For Petrarch, classical literature provided invaluable models that he could productively appropriate and re-interpret according to his own vision, choosing from a variety of sources what was useful for his composition. His selection was based on an intimate familiarity with the Roman (and indirectly Greek) writers as well as an appreciation of – and respect for – the exemplary nature of their work.
In this paper, I will focus particularly on the unhappy love story of Sophonisba and Massinissa that Petrarch recounts in the fifth book of the Africa and that is a prime example of his notion of creative imitation as a fusion of multiple models and generic traditions.
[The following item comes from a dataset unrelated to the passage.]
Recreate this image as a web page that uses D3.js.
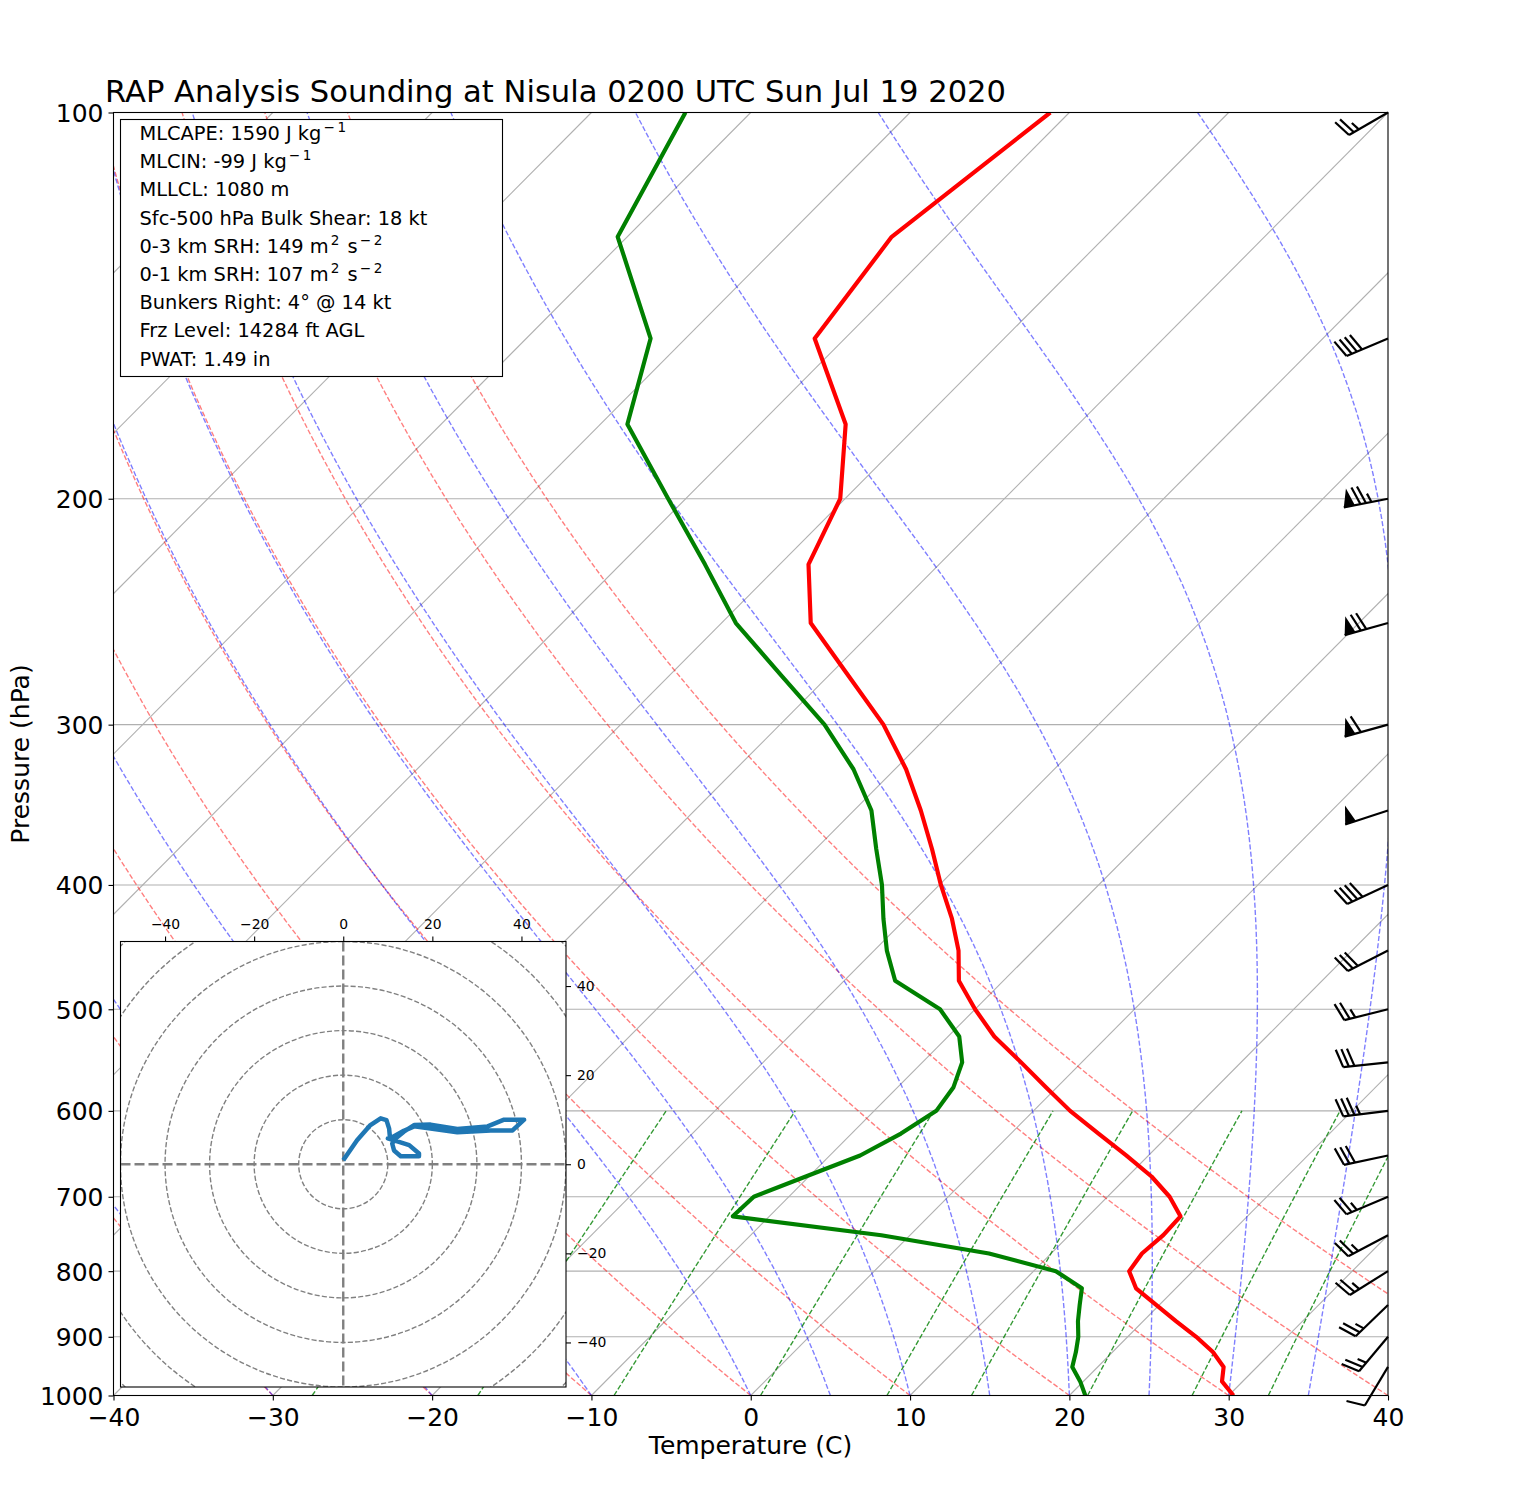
<!DOCTYPE html>
<html>
<head>
<meta charset="utf-8">
<script src="https://cdn.jsdelivr.net/npm/d3@7"></script>
<style>
body { margin: 0; background: #fff; }
text { font-family: "DejaVu Sans"; fill: #000; }
</style>
</head>
<body>
<svg width="1525" height="1508"></svg>
<script>
// sounding, 25 hPa levels from the surface up
var pressure = [1000,975,950,925,900,875,850,825,800,775,750,725,700,675,650,625,600,575,550,525,500,475,450,425,400,375,350,325,300,275,250,225,200,175,150,125,100];
var temperature = [30.3,28.7,27.9,26.3,24.3,22.05,19.8,17.5,16.0,15.7,15.9,15.8,13.9,11.5,8.6,5.5,2.3,-0.7,-3.8,-7.1,-10.0,-12.8,-14.7,-17.1,-19.9,-22.7,-25.8,-29.3,-33.5,-38.7,-44.4,-48.2,-50.3,-54.6,-61.9,-63.4,-61.2];
var dewpoint = [21.0,19.8,18.4,17.7,16.9,15.9,15.0,14.1,11.4,6.1,-1.8,-12.3,-12.2,-10.2,-8.1,-6.9,-6.1,-6.5,-7.5,-9.3,-12.2,-16.8,-19.2,-21.4,-23.6,-26.2,-28.9,-32.6,-37.2,-42.9,-49.1,-54.7,-61.1,-68.3,-72.2,-80.6,-84.1];

// wind barbs, every 50 hPa
var barbP = [950,900,850,800,750,700,650,600,550,500,450,400,350,300,250,200,150,100];
var barbSpeed = [10,25,25,25,25,25,30,35,30,25,30,40,50,60,70,75,40,25];
var barbDir = [211,220,226,238,242,247,258,263,264,256,243,245,252,254.5,254.5,259,247,240];

// hodograph trace, kt
var hodoU = [0,3.1,6.1,8.4,9.7,10.3,10.5,10,12.5,14.8,17,17,12.9,11.4,11,11.4,13.6,15.9,19.6,25.6,32.4,36.1,40.6,38,33.1,25.6,19.6,15.9,13.6,10.5];
var hodoV = [0.9,5.4,8.8,10.3,9.9,8,5.8,5.8,5,4.3,2.4,1.8,1.8,3.1,4.6,5.5,7.3,8.8,8.9,7.9,8.5,10,10,7.6,7.6,7.2,8,8.5,7.5,5.8];

// background line families
var isotherms = d3.range(-120, 50, 10);
var isobars = [100,200,300,400,500,600,700,800,900,1000];
var dryStart = [-30,-20,-10,0,10,20,30,40,50];
var moistStart = [-30,-20,-10,0,5,10,15,20,25,30,35];
var mixingRatios = [0.0004,0.001,0.002,0.004,0.007,0.01,0.016,0.024,0.032];
var tempTicks = [-40,-30,-20,-10,0,10,20,30,40];
var hodoTicks = [-40,-20,0,20,40];
var hodoRings = [10,20,30,40,50,60,70];

var infoLines = [
  "MLCAPE: 1590 J kg^{−\u20091}",
  "MLCIN: -99 J kg^{−\u20091}",
  "MLLCL: 1080 m",
  "Sfc-500 hPa Bulk Shear: 18 kt",
  "0-3 km SRH: 149 m^{2} s^{−\u20092}",
  "0-1 km SRH: 107 m^{2} s^{−\u20092}",
  "Bunkers Right: 4° @ 14 kt",
  "Frz Level: 14284 ft AGL",
  "PWAT: 1.49 in"
];

var left = 113.5, right = 1388, top_ = 112.5, bottom = 1395.5;
var w = right - left, h = bottom - top_;

var svg = d3.select("svg");
var tScale = d3.scaleLinear().domain([-40, 40]).range([left, right]);
var pScale = d3.scaleLog().domain([1000, 100]).range([bottom, top_]);

// 45 degree skew in axes space
function skewX(t, p) {
  return tScale(t) + (bottom - pScale(p)) / h * w;
}
var line = d3.line().x(function(d){ return skewX(d[0], d[1]); }).y(function(d){ return pScale(d[1]); });

svg.append("clipPath").attr("id", "plot").append("rect")
  .attr("x", left).attr("y", top_).attr("width", w).attr("height", h);
var plot = svg.append("g").attr("clip-path", "url(#plot)");

// grid
plot.selectAll(".iso").data(isotherms).enter().append("path")
  .attr("d", function(t){ return line([[t, 1000], [t, 100]]); })
  .attr("fill", "none").attr("stroke", "#b0b0b0").attr("stroke-width", 1.1);
plot.selectAll(".bar").data(isobars).enter().append("line")
  .attr("x1", left).attr("x2", right)
  .attr("y1", function(p){ return pScale(p); }).attr("y2", function(p){ return pScale(p); })
  .attr("stroke", "#b0b0b0").attr("stroke-width", 1.1);

var levels = d3.range(0, 61).map(function(i){ return 1000 * Math.pow(10, -i / 60); });

// dry adiabats
var kappa = 0.2845;
plot.selectAll(".dry").data(dryStart).enter().append("path")
  .attr("d", function(t0){
    return line(levels.map(function(p){ return [(t0 + 273.15) * Math.pow(p / 1000, kappa) - 273.15, p]; }));
  })
  .attr("fill", "none").attr("stroke", "#ff0000").attr("stroke-opacity", 0.5)
  .attr("stroke-width", 1.39).attr("stroke-dasharray", "5.1,2.2");

// moist adiabats, integrated up from 1000 hPa
function moistRate(T, p) {
  var es = 6.112 * Math.exp(17.67 * (T - 273.15) / (T - 29.65));
  var rs = 0.62198 * es / (p - es);
  var Rd = 287.05, Cp = 1010.7, Lv = 2.501e6, eps = 0.62198;
  return (Rd * T + Lv * rs) / (Cp + Lv * Lv * rs * eps / (Rd * T * T));
}
function moistPath(t0) {
  var T = t0 + 273.15, out = [[t0, 1000]];
  for (var i = 1; i < levels.length; i++) {
    var p0 = levels[i - 1], dl = Math.log(levels[i] / p0);
    var k1 = moistRate(T, p0);
    var k2 = moistRate(T + k1 * dl / 2, p0 * Math.exp(dl / 2));
    var k3 = moistRate(T + k2 * dl / 2, p0 * Math.exp(dl / 2));
    var k4 = moistRate(T + k3 * dl, levels[i]);
    T += dl * (k1 + 2 * k2 + 2 * k3 + k4) / 6;
    out.push([T - 273.15, levels[i]]);
  }
  return out;
}
plot.selectAll(".moist").data(moistStart).enter().append("path")
  .attr("d", function(t0){ return line(moistPath(t0)); })
  .attr("fill", "none").attr("stroke", "#0000ff").attr("stroke-opacity", 0.5)
  .attr("stroke-width", 1.39).attr("stroke-dasharray", "5.1,2.2");

// mixing ratio lines stop at 600 hPa
var mixLevels = d3.range(0, 11).map(function(i){ return 1000 - i * 40; });
plot.selectAll(".mix").data(mixingRatios).enter().append("path")
  .attr("d", function(r){
    return line(mixLevels.map(function(p){
      var l = Math.log(p * r / (0.62198 + r) / 6.112);
      return [243.5 * l / (17.67 - l), p];
    }));
  })
  .attr("fill", "none").attr("stroke", "#008000").attr("stroke-opacity", 0.8)
  .attr("stroke-width", 1.39).attr("stroke-dasharray", "5.1,2.2");

// profiles
plot.append("path").datum(d3.zip(temperature, pressure)).attr("d", line)
  .attr("fill", "none").attr("stroke", "#ff0000").attr("stroke-width", 4.17).attr("stroke-linejoin", "round");
plot.append("path").datum(d3.zip(dewpoint, pressure)).attr("d", line)
  .attr("fill", "none").attr("stroke", "#008000").attr("stroke-width", 4.17).attr("stroke-linejoin", "round");

// axes
var xAxis = svg.append("g").attr("transform", "translate(0," + bottom + ")")
  .call(d3.axisBottom(tScale).tickValues(tempTicks).tickSize(5).tickPadding(8).tickFormat(d3.format("d")));
var yAxis = svg.append("g").attr("transform", "translate(" + left + ",0)")
  .call(d3.axisLeft(pScale).tickValues(isobars).tickSize(5).tickPadding(5).tickFormat(d3.format("d")));
[xAxis, yAxis].forEach(function(a){
  a.selectAll("text").style("font-family", "DejaVu Sans").style("font-size", "25px").attr("fill", "#000");
  a.selectAll("line").attr("stroke", "#000").attr("stroke-width", 1.1);
  a.select(".domain").remove();
});
yAxis.selectAll("text").attr("dy", "0.36em");
svg.append("rect").attr("x", left).attr("y", top_).attr("width", w).attr("height", h)
  .attr("fill", "none").attr("stroke", "#000").attr("stroke-width", 1.1);

svg.append("text").attr("x", 105).attr("y", 102).attr("font-size", 30.58)
  .text("RAP Analysis Sounding at Nisula 0200 UTC Sun Jul 19 2020");
svg.append("text").attr("x", 750.5).attr("y", 1454).attr("text-anchor", "middle").attr("font-size", 25)
  .text("Temperature (C)");
svg.append("text").attr("transform", "translate(29,754) rotate(-90)").attr("text-anchor", "middle").attr("font-size", 25)
  .text("Pressure (hPa)");

// wind barbs hang off the right spine
var barbLen = 45, barbH = 0.4 * barbLen, barbW = 0.25 * barbLen, barbGap = 0.125 * barbLen;
function drawBarb(p, speed, dir) {
  var a = dir * Math.PI / 180;
  var dx = Math.sin(a), dy = -Math.cos(a);
  var nx = -dy, ny = dx;
  var bx = right, by = pScale(p);
  function pt(s, n) { return [bx + dx * s + nx * n, by + dy * s + ny * n]; }
  var g = svg.append("g");
  var stroke = function(pts) {
    g.append("path").attr("d", d3.line()(pts)).attr("fill", "none")
      .attr("stroke", "#000").attr("stroke-width", 2.2);
  };
  stroke([pt(0, 0), pt(barbLen, 0)]);
  var s = barbLen, rest = speed;
  var flags = Math.floor(rest / 50); rest -= flags * 50;
  var full = Math.floor(rest / 10); rest -= full * 10;
  var half = rest >= 5 ? 1 : 0;
  for (var i = 0; i < flags; i++) {
    g.append("path").attr("d", d3.line()([pt(s, 0), pt(s - barbW / 2, barbH), pt(s - barbW, 0)]) + "Z").attr("fill", "#000");
    s -= barbW + barbGap;
  }
  for (var j = 0; j < full; j++) {
    stroke([pt(s, 0), pt(s + barbW / 2, barbH)]);
    s -= barbGap;
  }
  if (half) {
    if (s === barbLen) s -= 1.5 * barbGap;
    stroke([pt(s, 0), pt(s + barbW / 4, barbH / 2)]);
  }
}
barbP.forEach(function(p, i){ drawBarb(p, barbSpeed[i], barbDir[i]); });

// info box
svg.append("rect").attr("x", 120.5).attr("y", 119.5).attr("width", 382).attr("height", 257)
  .attr("fill", "#fff").attr("stroke", "#000").attr("stroke-width", 1.1);
infoLines.forEach(function(s, i){
  var t = svg.append("text").attr("x", 139.5).attr("y", 140 + i * 28.2).attr("font-size", 19.4);
  s.split(/(\^\{[^}]*\})/).forEach(function(part){
    if (part.charAt(0) === "^") {
      t.append("tspan").attr("dy", -8).attr("dx", 2).attr("font-size", 13.6).text(part.slice(2, -1));
      t.append("tspan").attr("dy", 8).text("\u200a");
    } else if (part) {
      t.append("tspan").text(part);
    }
  });
});

// hodograph inset
var hx = 120.5, hy = 941.5, hs = 445.5;
var uScale = d3.scaleLinear().domain([-50, 50]).range([hx, hx + hs]);
var vScale = d3.scaleLinear().domain([-50, 50]).range([hy + hs, hy]);
svg.append("clipPath").attr("id", "hodo").append("rect")
  .attr("x", hx).attr("y", hy).attr("width", hs).attr("height", hs);
svg.append("rect").attr("x", hx).attr("y", hy).attr("width", hs).attr("height", hs).attr("fill", "#fff");
var hodo = svg.append("g").attr("clip-path", "url(#hodo)");
hodo.selectAll("circle").data(hodoRings).enter().append("circle")
  .attr("cx", uScale(0)).attr("cy", vScale(0))
  .attr("r", function(r){ return uScale(r) - uScale(0); })
  .attr("fill", "none").attr("stroke", "#808080").attr("stroke-width", 1.39).attr("stroke-dasharray", "5.1,2.2");
hodo.append("line").attr("x1", hx).attr("x2", hx + hs).attr("y1", vScale(0)).attr("y2", vScale(0))
  .attr("stroke", "#808080").attr("stroke-width", 2.4).attr("stroke-dasharray", "10,4");
hodo.append("line").attr("x1", uScale(0)).attr("x2", uScale(0)).attr("y1", hy).attr("y2", hy + hs)
  .attr("stroke", "#808080").attr("stroke-width", 2.4).attr("stroke-dasharray", "10,4");
hodo.append("path").datum(d3.zip(hodoU, hodoV))
  .attr("d", d3.line().x(function(d){ return uScale(d[0]); }).y(function(d){ return vScale(d[1]); }))
  .attr("fill", "none").attr("stroke", "#1f77b4").attr("stroke-width", 4.5).attr("stroke-linejoin", "round");

var hTop = svg.append("g").attr("transform", "translate(0," + hy + ")")
  .call(d3.axisTop(uScale).tickValues(hodoTicks).tickSize(5).tickPadding(8).tickFormat(d3.format("d")));
var hRight = svg.append("g").attr("transform", "translate(" + (hx + hs) + ",0)")
  .call(d3.axisRight(vScale).tickValues(hodoTicks).tickSize(5).tickPadding(6).tickFormat(d3.format("d")));
[hTop, hRight].forEach(function(a){
  a.selectAll("text").style("font-family", "DejaVu Sans").style("font-size", "13.9px").attr("fill", "#000");
  a.selectAll("line").attr("stroke", "#000").attr("stroke-width", 1.1);
  a.select(".domain").remove();
});
svg.append("rect").attr("x", hx).attr("y", hy).attr("width", hs).attr("height", hs)
  .attr("fill", "none").attr("stroke", "#000").attr("stroke-width", 1.1);
</script>
</body>
</html>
I will show that he draws on Livy for the historical facts of the episode, but models the poetic design on Vergil, Aeneid IV, thus not only recreating Sophonisba as a new Dido, but also illustrating his successful re-appropriation and amalgamation of key texts from antiquity. In addition, I will argue that Petrarch reworks important themes and imagery from Roman elegy, especially Ovid’s Amores and Heroides, in his portrayal of Massinissa. By combining epic and elegiac elements, Petrarch expertly manipulates the reader’s sympathies and adapts the morally problematic story for a
Christian context.

Finally, I will demonstrate that Petrarch uses the love story of Sophonisba and Massinissa to showcase exemplary behavior and paradigmatic actions, both positive and negative. The episode thus also sheds light on the construction and function of exemplarity in the Africa, a work that itself exemplified a new type of literature, and the standards – poetic, didactic, and ethical – it aimed to set.